After the US Department of Justice charged two Chinese nationals for being members of a state-sponsored hacking group and accused the Chinese government of orchestrating a string of hacks around the world, five other governments have stepped in with similar accusations.
Australia, Canada, Japan, New Zealand, and the UK have published official statements today formally blaming China of hacking their government agencies and local companies.
All statements are in regards to the supposed involvement of the Chinese Ministry of State Security (MSS) in supporting the activity of a hacking group known as APT10.
In a DOJ indictment yesterday, the US says this group hacked companies in 12 countries, and later breached cloud service providers, wormed through their infrastructure, and hacked even more companies.
US officials said the primary purpose of these hacks was to steal trade secrets and intellectual property that the Chinese government later passed to local Chinese companies, helping create an unfair advantage for local firms on the global market.
The list of victims is a list of "who's who of the global economy," said DOJ officials in a press conference yesterday, also revealing that allied governments were also preparing supporting statements.
Those statements came in today, and they were fuming, and for good reasons.
"This activity is counter to the commitment all APEC economies, including China, made in November 2016," said New Zealand's Government Communications Security Bureau (GCSB). "APEC economies agreed they should not conduct or support [Information and Communications Technology] ICT-enabled theft of intellectual property or other confidential business information, for commercial advantage."
New Zealand's statement was followed by fellow countries part of the Five Eyes intelligence-sharing alliance -Australia, Canada, and the UK (together with the US' initial charges).
"This campaign is one of the most significant and widespread cyber intrusions against the UK and allies uncovered to date, targeting trade secrets and economies around the world," said UK Foreign Secretary, Jeremy Hunt. "Our message to governments prepared to enable these activities is clear: together with our allies, we will expose your actions and take other necessary steps to ensure the rule of law is upheld."
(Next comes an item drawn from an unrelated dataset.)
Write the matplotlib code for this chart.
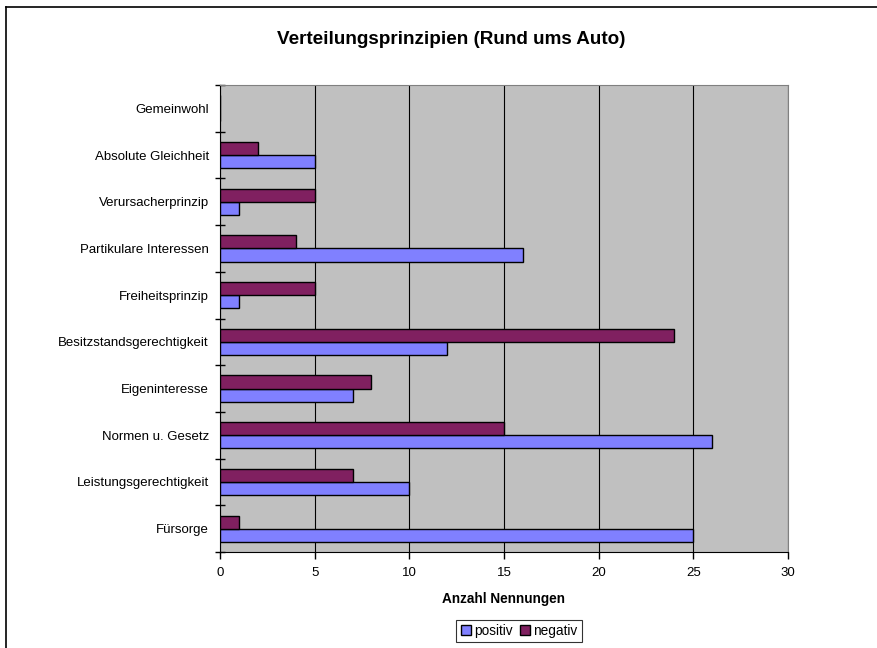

Five Eyes countries were also joined by a statement from the Tokyo government, while a similar statement from the Berlin government is expected later today after the German government having issued a warning yesterday to local companies about the possibility of their cloud providers having been hacked.
Just like Germany, Australia and the UK have also sent out security advisories to companies and government agencies about APT10's cloud provider hacks.
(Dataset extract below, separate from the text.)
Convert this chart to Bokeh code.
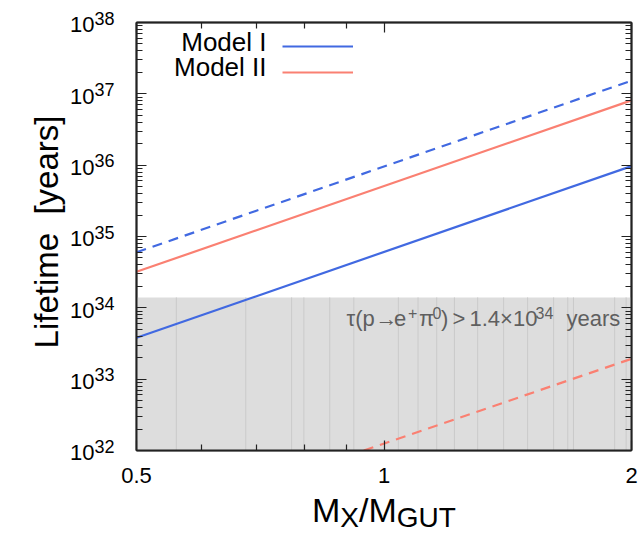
import math
from bokeh.plotting import figure
from bokeh.layouts import row, column
from bokeh.models import (Range1d, LogAxis, FixedTicker, CustomJSTickFormatter,
                          BoxAnnotation, Label, Legend, LegendItem)
from bokeh.embed import file_html
from bokeh.resources import INLINE

# ---------------- data ----------------
mass = [0.5, 2.0]                       # M_X / M_GUT
model1_solid = [3.8e33, 9.7e35]
model1_dashed = [6.0e34, 1.53e37]
model2_solid = [3.2e34, 8.1e36]
model2_dashed_mass = [0.945, 2.0]       # visible part of the Model II dashed line
model2_dashed = [1.0e32, 1.93e33]
limit = 1.4e34                          # tau(p -> e+ pi0) bound
band_lines = [0.559, 0.679, 0.772, 0.799, 0.859, 0.919, 1.041, 1.10, 1.159,
              1.218, 1.30, 1.398, 1.495, 1.608, 1.673, 1.70, 1.908, 1.97]
x_ticks = [0.5, 1, 2]
x_minor = [0.6, 0.7, 0.8, 0.9]
y_exps = [32, 33, 34, 35, 36, 37, 38]
legend_names = ["Model I", "Model II"]
y_title = "Lifetime\u00a0\u00a0[years]"
# annotation pieces: (text, x offset from right edge, superscript?)
annotation = [("τ(p", -285, False), ("→", -256, False), ("e", -237.5, False),
              ("+", -223.5, True), ("π", -212.5, False), ("0", -199, True),
              (")", -190.5, False), (">", -179, False), ("1.4×10", -162, False),
              ("34", -96, True), ("years", -65, False)]

BLUE = "#4169E1"
RED = "#FA8072"
FONT = "Liberation Sans"
MID = 0.3465   # distance baseline -> text middle, in font sizes

# ---------------- layout constants ----------------
W, H = 643, 533
LEFT_W = 120
FRAME_LEFT, FRAME_TOP, FRAME_W, FRAME_H = 136, 22, 495, 428
MAIN_H = 490
Y_MIN_EXP, Y_MAX_EXP = y_exps[0], y_exps[-1]

y_ticks = [10.0 ** k for k in y_exps]
y_minor = [m * 10.0 ** k for k in y_exps[:-1] for m in range(2, 10)]


def text_label(x, y, txt, dx, baseline_below, size, align="left", color="black", angle=0.0):
    """Label whose alphabetic baseline sits `baseline_below` px under (x, y)."""
    return Label(x=x, y=y, x_offset=dx, y_offset=-(baseline_below - MID * size),
                 text=txt, text_align=align, text_baseline="middle", angle=angle,
                 text_font=FONT, text_font_size=f"{size}px", text_color=color)


# ---------------- main plot ----------------
p = figure(width=W - LEFT_W, height=MAIN_H, x_axis_type="log", y_axis_type="log",
           x_range=Range1d(0.5, 2.0), y_range=Range1d(10.0 ** Y_MIN_EXP, 10.0 ** Y_MAX_EXP),
           title=None, output_backend="svg", toolbar_location=None,
           min_border_left=FRAME_LEFT - LEFT_W,
           min_border_right=W - FRAME_LEFT - FRAME_W,
           min_border_top=FRAME_TOP, min_border_bottom=MAIN_H - FRAME_TOP - FRAME_H)
p.grid.grid_line_color = None
p.outline_line_color = "#222222"
p.outline_line_width = 1.5
p.background_fill_color = "white"

empty = CustomJSTickFormatter(code="return ''")

def style_axis(ax, ticker, labels=False):
    ax.ticker = ticker
    ax.axis_line_color = "#222222"
    ax.axis_line_width = 2
    ax.major_tick_in = 10
    ax.major_tick_out = 0
    ax.minor_tick_in = 6
    ax.minor_tick_out = 0
    ax.major_tick_line_color = "#222222"
    ax.minor_tick_line_color = "#222222"
    ax.major_tick_line_width = 1.2
    ax.minor_tick_line_width = 1.2
    if labels:
        ax.formatter = CustomJSTickFormatter(code="return tick.toString()")
        ax.major_label_text_font = FONT
        ax.major_label_text_font_size = "22px"
        ax.major_label_text_color = "black"
        ax.major_label_standoff = 17
    else:
        ax.formatter = empty
        ax.major_label_text_font_size = "1px"
        ax.major_label_standoff = 0

style_axis(p.xaxis[0], FixedTicker(ticks=x_ticks, minor_ticks=x_minor), labels=True)
style_axis(p.yaxis[0], FixedTicker(ticks=y_ticks, minor_ticks=y_minor))
top = LogAxis()
style_axis(top, FixedTicker(ticks=x_ticks, minor_ticks=x_minor))
p.add_layout(top, "above")
right = LogAxis()
style_axis(right, FixedTicker(ticks=y_ticks, minor_ticks=y_minor))
p.add_layout(right, "right")

# shaded excluded region
p.add_layout(BoxAnnotation(top=limit, fill_color="#dddddd", fill_alpha=1.0,
                           line_color=None, level="underlay"))
p.segment(x0=band_lines, x1=band_lines, y0=[10.0 ** Y_MIN_EXP] * len(band_lines),
          y1=[limit] * len(band_lines), line_color="#cacaca", line_width=1)

r1 = p.line(mass, model1_solid, line_color=BLUE, line_width=2.2)
p.line(mass, model1_dashed, line_color=BLUE, line_width=2.2, line_dash="10 7")
r2 = p.line(mass, model2_solid, line_color=RED, line_width=2.2)
p.line(model2_dashed_mass, model2_dashed, line_color=RED, line_width=2.2, line_dash="10 7")

# legend (line samples) -- names drawn to the left of them
leg = Legend(items=[LegendItem(label=" ", renderers=[r1]),
                    LegendItem(label=" ", renderers=[r2])],
             location=(146, 365), glyph_width=71, glyph_height=26,
             label_height=26, label_width=0, label_standoff=0,
             spacing=0, padding=0, margin=0,
             border_line_color=None, background_fill_alpha=0,
             label_text_font_size="1px")
p.add_layout(leg, "center")
for i, name in enumerate(legend_names):
    p.add_layout(text_label(0.5, 10.0 ** Y_MAX_EXP, name, 130, 29 + 24.7 * i, 26,
                            align="right"))

# bound annotation (pieces for real super-scripts)
for txt, dx, sup in annotation:
    p.add_layout(text_label(2.0, limit, txt, dx, 21 if sup else 28.5,
                            16 if sup else 22, color="#5f5f5f"))

# ---------------- left strip: y tick labels and y title ----------------
dec_px = FRAME_H / (Y_MAX_EXP - Y_MIN_EXP)
top_exp = Y_MAX_EXP + FRAME_TOP / dec_px
bot_exp = Y_MIN_EXP - (H - FRAME_TOP - FRAME_H) / dec_px
lf = figure(width=LEFT_W, height=H, y_axis_type="log", title=None,
            x_range=Range1d(0, 1), y_range=Range1d(10.0 ** bot_exp, 10.0 ** top_exp),
            x_axis_location=None, y_axis_location=None,
            output_backend="svg", toolbar_location=None,
            min_border_left=0, min_border_right=0, min_border_top=0, min_border_bottom=0)
lf.grid.grid_line_color = None
lf.outline_line_color = None
for k in y_exps:
    lf.add_layout(text_label(1, 10.0 ** k, "10", -26, 10, 22, align="right"))
    lf.add_layout(text_label(1, 10.0 ** k, str(k), -26, 2, 18))
lf.add_layout(Label(x=1, y=10.0 ** ((Y_MIN_EXP + Y_MAX_EXP) / 2), x_offset=-74, y_offset=4.5,
                    text=y_title, angle=math.pi / 2,
                    text_align="center", text_baseline="middle",
                    text_font=FONT, text_font_size="33px", text_color="black"))

# ---------------- bottom strip: x title ----------------
bf = figure(width=W - LEFT_W, height=H - MAIN_H, x_axis_type="log", title=None,
            x_range=p.x_range, y_range=Range1d(0, 1),
            x_axis_location=None, y_axis_location=None,
            output_backend="svg", toolbar_location=None,
            min_border_left=FRAME_LEFT - LEFT_W, min_border_right=W - FRAME_LEFT - FRAME_W,
            min_border_top=0, min_border_bottom=0)
bf.grid.grid_line_color = None
bf.outline_line_color = None
for txt, dx, below, fs in [("M", -72, 31, 34), ("X", -43.7, 36.5, 28),
                           ("/M", -25, 31, 34), ("GUT", 12.8, 36.5, 28)]:
    bf.add_layout(text_label(1, 1, txt, dx, below, fs))

layout = row(lf, column(p, bf, spacing=0), spacing=0)
open("out.html", "w").write(file_html(layout, INLINE))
In a ZDNet exclusive earlier today, Alastair MacGibbon, head of the Australian Cyber Security Centre (ACSC) revealed that China's APT10 hackers had infiltrated at least nine global service providers. Reuters named two of them last night, namely HPE and IBM.
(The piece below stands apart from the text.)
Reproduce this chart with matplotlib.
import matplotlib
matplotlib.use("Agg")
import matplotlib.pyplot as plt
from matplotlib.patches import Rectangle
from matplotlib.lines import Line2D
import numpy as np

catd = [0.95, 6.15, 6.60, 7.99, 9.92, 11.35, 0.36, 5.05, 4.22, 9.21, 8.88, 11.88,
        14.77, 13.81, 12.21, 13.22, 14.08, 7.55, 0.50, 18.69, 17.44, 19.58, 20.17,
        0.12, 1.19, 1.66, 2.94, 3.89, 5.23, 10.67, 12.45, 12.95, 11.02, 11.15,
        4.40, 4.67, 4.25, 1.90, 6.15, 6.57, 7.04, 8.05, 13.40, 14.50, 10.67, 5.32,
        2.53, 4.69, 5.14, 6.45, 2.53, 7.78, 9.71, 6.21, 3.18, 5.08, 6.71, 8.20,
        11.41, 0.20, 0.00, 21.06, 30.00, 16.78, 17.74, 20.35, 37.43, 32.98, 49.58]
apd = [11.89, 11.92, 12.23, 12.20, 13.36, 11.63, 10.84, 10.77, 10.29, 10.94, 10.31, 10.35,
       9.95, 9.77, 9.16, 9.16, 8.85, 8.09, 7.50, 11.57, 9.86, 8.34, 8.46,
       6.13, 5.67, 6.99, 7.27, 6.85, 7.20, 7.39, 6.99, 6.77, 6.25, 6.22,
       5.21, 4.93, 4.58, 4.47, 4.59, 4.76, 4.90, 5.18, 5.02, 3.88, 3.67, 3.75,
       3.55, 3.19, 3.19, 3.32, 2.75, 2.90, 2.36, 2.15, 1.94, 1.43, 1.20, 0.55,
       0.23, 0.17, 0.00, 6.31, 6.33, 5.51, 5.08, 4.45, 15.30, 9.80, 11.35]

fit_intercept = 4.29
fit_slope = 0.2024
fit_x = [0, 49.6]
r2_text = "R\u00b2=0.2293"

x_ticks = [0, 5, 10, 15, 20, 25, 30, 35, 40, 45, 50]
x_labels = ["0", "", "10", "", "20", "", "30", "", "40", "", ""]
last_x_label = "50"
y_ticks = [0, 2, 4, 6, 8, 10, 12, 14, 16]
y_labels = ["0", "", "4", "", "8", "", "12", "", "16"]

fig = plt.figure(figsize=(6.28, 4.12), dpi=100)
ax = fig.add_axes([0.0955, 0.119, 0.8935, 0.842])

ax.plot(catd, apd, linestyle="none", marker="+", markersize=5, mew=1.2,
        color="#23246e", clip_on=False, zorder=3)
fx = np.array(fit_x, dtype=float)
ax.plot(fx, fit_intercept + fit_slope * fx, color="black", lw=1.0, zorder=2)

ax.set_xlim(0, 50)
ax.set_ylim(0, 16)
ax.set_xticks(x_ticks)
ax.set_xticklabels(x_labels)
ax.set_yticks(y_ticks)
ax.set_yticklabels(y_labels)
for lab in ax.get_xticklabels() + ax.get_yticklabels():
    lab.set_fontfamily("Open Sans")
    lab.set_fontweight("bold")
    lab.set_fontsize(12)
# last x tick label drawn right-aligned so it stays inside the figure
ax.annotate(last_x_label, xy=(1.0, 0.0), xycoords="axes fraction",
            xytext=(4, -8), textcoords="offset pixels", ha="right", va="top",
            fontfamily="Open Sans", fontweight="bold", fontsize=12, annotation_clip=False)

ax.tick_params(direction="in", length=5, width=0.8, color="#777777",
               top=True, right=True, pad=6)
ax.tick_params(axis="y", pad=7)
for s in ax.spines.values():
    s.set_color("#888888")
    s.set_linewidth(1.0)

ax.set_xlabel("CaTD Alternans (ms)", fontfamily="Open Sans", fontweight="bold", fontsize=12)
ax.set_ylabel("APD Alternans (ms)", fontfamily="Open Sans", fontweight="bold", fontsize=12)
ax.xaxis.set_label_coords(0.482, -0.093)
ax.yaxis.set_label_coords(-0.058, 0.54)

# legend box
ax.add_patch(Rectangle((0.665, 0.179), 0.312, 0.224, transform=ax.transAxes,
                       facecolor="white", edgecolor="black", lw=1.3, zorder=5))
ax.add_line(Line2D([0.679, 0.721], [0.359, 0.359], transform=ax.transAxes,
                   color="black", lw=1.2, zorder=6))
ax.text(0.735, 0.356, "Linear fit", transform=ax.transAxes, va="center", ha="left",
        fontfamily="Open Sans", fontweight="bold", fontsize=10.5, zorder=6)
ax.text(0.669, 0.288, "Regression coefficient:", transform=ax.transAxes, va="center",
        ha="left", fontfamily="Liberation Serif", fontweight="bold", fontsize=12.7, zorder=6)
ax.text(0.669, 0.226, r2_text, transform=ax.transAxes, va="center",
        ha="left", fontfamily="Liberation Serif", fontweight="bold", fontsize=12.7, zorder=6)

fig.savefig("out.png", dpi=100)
But the Chinese government didn't take the public flogging sitting down. Through state news agencies, Chinese officials claimed Western countries pulled the cyber-theft accusations "out of thin air."
Another news agency went as far as to point out that the US has hacked China in the past, and the Chinese government is only now finding out the extent of those hacks. The news outlet, through a source, pointed the finger at the Equation Group, a codename given by cyber-security companies to the NSA's hacking units.
This is not the first time that multiple countries have banded together to call out a government for its hacking-related exploits. In February this year, the Five Eyes intelligence-sharing alliance called out Russia for orchestrating the NotPetya attacks on Ukraine, which later spread to touch companies all over the globe.